Why the Coalition for Better Ads is a complete waste of time

Business Insider reports that Google is planning to "rid the web of bad ads" with yet another new industry organization.

On a website announcing the Coalition, the group says it will develop the criteria based on consumer research, which will look into the kind of online ads people love and hate. The first iteration of the scoring system is expected to be released in the fourth quarter of this year...

(read the whole thing)

Really? Big Data and algorithms to analyze why web ads are somehow crappier than print ads?

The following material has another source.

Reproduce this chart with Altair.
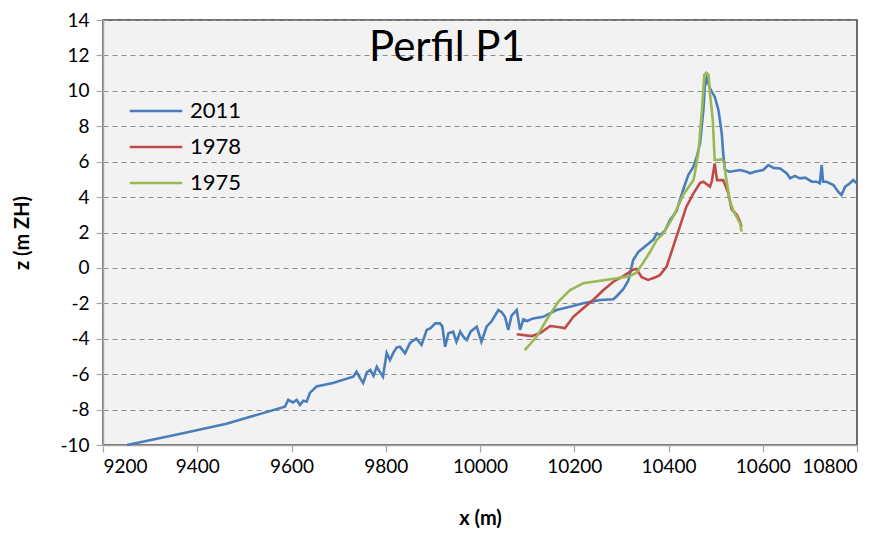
import altair as alt
import pandas as pd

# ---- data ----
x_2011 = [9251, 9350, 9462, 9586, 9593, 9603, 9611, 9618, 9625, 9632, 9639, 9653, 9688, 9731, 9738, 9745,
          9752, 9760, 9767, 9774, 9781, 9788, 9794, 9802, 9809, 9816, 9823, 9830, 9841, 9851, 9858, 9865,
          9876, 9887, 9895, 9905, 9915, 9920, 9926, 9933, 9943, 9950, 9958, 9965, 9972, 9980, 9993, 10003,
          10014, 10025, 10039, 10046, 10053, 10060, 10067, 10078, 10085, 10092, 10100, 10113, 10134, 10162,
          10191, 10219, 10255, 10283, 10290, 10304, 10315, 10325, 10336, 10354, 10368, 10375, 10383, 10393,
          10403, 10417, 10431, 10442, 10453, 10460, 10467, 10474, 10477, 10481, 10488, 10498, 10506, 10513,
          10516, 10520, 10530, 10552, 10566, 10573, 10585, 10601, 10612, 10623, 10637, 10651, 10658, 10668,
          10679, 10690, 10704, 10714, 10721, 10725, 10728, 10735, 10750, 10760, 10767, 10775, 10785, 10792,
          10799]
z_2011 = [-10.0, -9.45, -8.8, -7.84, -7.45, -7.6, -7.45, -7.74, -7.5, -7.55, -7.06, -6.7, -6.5, -6.14, -5.86, -6.2,
          -6.5, -5.9, -5.76, -6.1, -5.58, -5.9, -6.14, -4.8, -5.2, -4.8, -4.5, -4.45, -4.82, -4.26, -4.1, -4.0,
          -4.35, -3.5, -3.4, -3.13, -3.13, -3.3, -4.45, -3.69, -3.6, -4.17, -3.6, -3.9, -4.07, -3.6, -3.32, -4.17,
          -3.32, -3.0, -2.38, -2.5, -2.76, -3.5, -2.7, -2.38, -3.5, -2.9, -3.0, -2.85, -2.76, -2.38,
          -2.19, -2.0, -1.81, -1.77, -1.6, -1.2, -0.7, 0.45, 0.9, 1.29, 1.6, 1.95, 1.85, 2.14,
          2.7, 3.2, 4.4, 5.25, 5.72, 6.28, 7.04, 8.92, 10.23, 10.7, 10.14, 9.67, 8.92, 7.6,
          6.47, 5.53, 5.43, 5.53, 5.43, 5.34, 5.45, 5.53, 5.81, 5.65, 5.62, 5.34, 5.06, 5.2,
          5.06, 5.1, 4.87, 4.87, 4.78, 5.81, 4.87, 4.87, 4.68, 4.3, 4.12, 4.59, 4.78, 4.96,
          4.8]

x_1978 = [10078, 10110, 10127, 10149, 10170, 10180, 10198, 10219, 10240, 10262, 10283, 10304, 10325, 10332,
          10343, 10357, 10375, 10382, 10396, 10410, 10424, 10438, 10453, 10467, 10474, 10488, 10492, 10498,
          10503, 10516, 10527, 10534, 10545, 10552, 10555]
z_1978 = [-3.75, -3.85, -3.69, -3.28, -3.35, -3.41, -2.76, -2.28, -1.81, -1.25, -0.78, -0.46, -0.1, -0.06,
          -0.53, -0.68, -0.5, -0.4, 0.07, 1.2, 2.33, 3.46, 4.21, 4.8, 4.87, 4.59, 4.9, 5.9,
          4.96, 4.96, 4.21, 3.3, 3.0, 2.6, 2.33]

x_1975 = [10095, 10120, 10141, 10166, 10191, 10219, 10255, 10290, 10318, 10332, 10343, 10361, 10375, 10389,
          10410, 10431, 10453, 10456, 10464, 10471, 10476, 10480, 10485, 10488, 10494, 10498, 10506, 10513,
          10518, 10523, 10530, 10537, 10552, 10555]
z_1975 = [-4.64, -3.89, -2.94, -1.91, -1.25, -0.87, -0.72, -0.59, -0.46, -0.27, 0.16, 0.91, 1.58, 1.95,
          2.89, 4.12, 4.96, 5.34, 6.66, 8.92, 10.9, 11.02, 10.9, 9.86, 8.35, 6.09, 6.09, 6.15,
          5.9, 4.96, 3.83, 3.27, 2.52, 2.05]

series_names = ["2011", "1978", "1975"]
series_colors = ["#4A7EBB", "#BE4B48", "#98B954"]
x_ticks = [9200, 9400, 9600, 9800, 10000, 10200, 10400, 10600, 10800]
y_ticks = [-10, -8, -6, -4, -2, 0, 2, 4, 6, 8, 10, 12, 14]
title_text = ["Perfil P1"]

rows = []
for name, xs, zs in zip(series_names, [x_2011, x_1978, x_1975], [z_2011, z_1978, z_1975]):
    for i, (xv, zv) in enumerate(zip(xs, zs)):
        rows.append({"serie": name, "x": xv, "z": zv, "i": i})
df = pd.DataFrame(rows)

FONT = "Lato"

lines = alt.Chart(df).mark_line(strokeWidth=2.6).encode(
    x=alt.X("x:Q", scale=alt.Scale(domain=[9200, 10800], nice=False),
            axis=alt.Axis(values=x_ticks, title="x (m)", grid=False, tickSize=7,
                          labelFontSize=19, titleFontSize=20, titleFontWeight="bold",
                          labelPadding=5, titlePadding=32,
                          labelExpr="toString(datum.value)")),
    y=alt.Y("z:Q", scale=alt.Scale(domain=[-10, 14], nice=False),
            axis=alt.Axis(values=y_ticks, title="z (m ZH)", grid=True, tickSize=7,
                          gridDash=[5, 4], gridColor="#8C8C8C", gridWidth=1.2,
                          labelFontSize=19, titleFontSize=20, titleFontWeight="bold",
                          labelPadding=7, titlePadding=27,
                          labelExpr="toString(datum.value)")),
    color=alt.Color("serie:N",
                    scale=alt.Scale(domain=series_names, range=series_colors),
                    sort=series_names,
                    legend=alt.Legend(title=None, orient="none", legendX=41, legendY=79,
                                      symbolType="M-2.5,0L2.5,0", symbolSize=441,
                                      symbolStrokeWidth=2.5,
                                      labelFontSize=22, labelFont=FONT, rowPadding=13,
                                      labelOffset=22, labelColor="#000000")),
    order=alt.Order("i:Q"),
    detail="serie:N",
)

title = alt.Chart(pd.DataFrame({"t": title_text})).mark_text(
    fontSize=42, font=FONT, align="center", baseline="alphabetic", color="#000000"
).encode(text="t:N", x=alt.value(344), y=alt.value(41))

chart = alt.layer(lines, title).properties(
    width=754, height=425,
    autosize=alt.AutoSizeParams(type="none"),
    padding={"left": 95, "top": 12, "right": 30, "bottom": 83},
    background="#FFFFFF",
).configure_view(
    fill="#F2F2F2", stroke="#404040", strokeWidth=1.5
).configure_axis(
    labelFont=FONT, titleFont=FONT, labelColor="#000000", titleColor="#000000",
    domainColor="#A6A6A6", domainWidth=1.5, tickColor="#A6A6A6", tickWidth=1.2
)

chart.save("out.html", embed_options={"renderer": "svg", "actions": False})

Web ads did not end up being so annoying because agencies designed them willy-nilly and had no idea of how much they were getting on people's nerves. Ad agencies employ humans who can tell a magazine-style ad apart from a crappy web ad as well as anyone else can. The people who make web ads already know when they're crappy. A lot of crappy ads just get clicks.

Web ads did not end up being so annoying because Data-Driven Marketing masters have failed to do some magickal research that would quantify user irritation. Any web editor who has ever moderated a comment section knows what the problem ads are. Web sites would start refusing those problem ads tomorrow if they had the market power to do it. The annoying ads persist because publishers don't have the market power to enforce quality standards, they way they can in print. If a high-reputation site won't run a marginally too-crappy ad, the ad agency can go buy (what is supposed to be) the same audience on a marginally lower-reputation site.

The publishers of sites with quality level "9" don't want to accept an ad of quality level "8" but they know they'll lose it to a lower-quality site if they don't run the ad and the third-party scripts that come along with it. And by accepting the third-party scripts, the publisher is giving up data and making it easier for the next, even crappier, ad to squeeze them even more.

So even if all the "9" and above sites could get together in some coalition against crappy ads, then the crappy ads—which both get clicks and provoke blocking—just go to non-coalition sites. And the incentives to defect from the coalition are obvious and powerful. The lowest-reputation site remaining in the coalition can always make more money right away by leaving.

The privacy nerd solution doesn't work either

By now the privacy nerds are popping up to propose the classic privacy nerd solution: high-reputation sites should just unilaterally stop running third-party tracking that leaks their audience data to low-reputation sites.

Unfortunately, that doesn't work. In today's web ad environment, where users are trackable from site to site, intermediaries have the power over high-reputation sites that they need to extract cooperation.

What high-reputation publishers need is some kind of "clerk cannot open safe" sign for audience data in the form of client-side tracking protection. The game does work out to winnable by the publisher if the cross-site tracking options are limited. A site has to be able to tell an ad agency, "Even if we did include that data-leakage-perpetrating, battery-sucking, fraud-enabling script you want us to include? Our users are tracking protected. Want to reach our audience? Do it our way. Without the crap."